Davis, a 6'4" guard, transferred into the program from Kirkwood in 2008.  He averaged 4.5 points per game, dropped 16 in a win over Iowa State that was probably the high water mark of the Lickliter era, and then transferred out to Minnesota State.  So runs the world away in the Lickliter era.

GAME THREE:  No. 1 Reggie Evans vs.
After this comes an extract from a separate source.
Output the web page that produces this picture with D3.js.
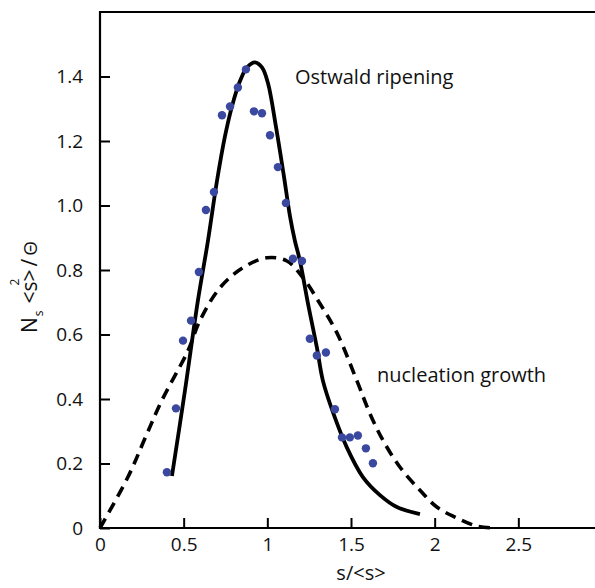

No. 16 Dan Bohall

If it weren't for Reggie Evans, the Steve Alford tenure at Iowa would have been about half of its actual length.  So important was the double-double machine in his two seasons that he changed the course of human events.  Evans, an unheralded JUCO transfer, led the nation in rebounding, free throws and free throw attempts in his first season.  He averaged 15 points and 11 rebounds per contest with almost no offense being run through him; once Recker joined the squad at semester break, Iowa had a three-headed monster, with Recker and Oliver in the backcourt and Evans cleaning up the mess in the post.  Iowa tried to run more offense through Evans as a senior, once the secret was out.  Evans averaged the same 15 and 11, but Iowa's offense stagnated and the team imploded down the stretch.  Reggie's game was never complicated.  Get boards, get putbacks, get to the line.

Dan Bohall walked onto the program from Sioux City in Alford's last year, and briefly became a starter in Lickliter's first season, getting the call in the new coach's first seven games.  He averaged 3 points per game.  And then he got picked up for falling asleep in a dorm shower, got shuttled to the end of the bench, and quit basketball altogether when the season was over.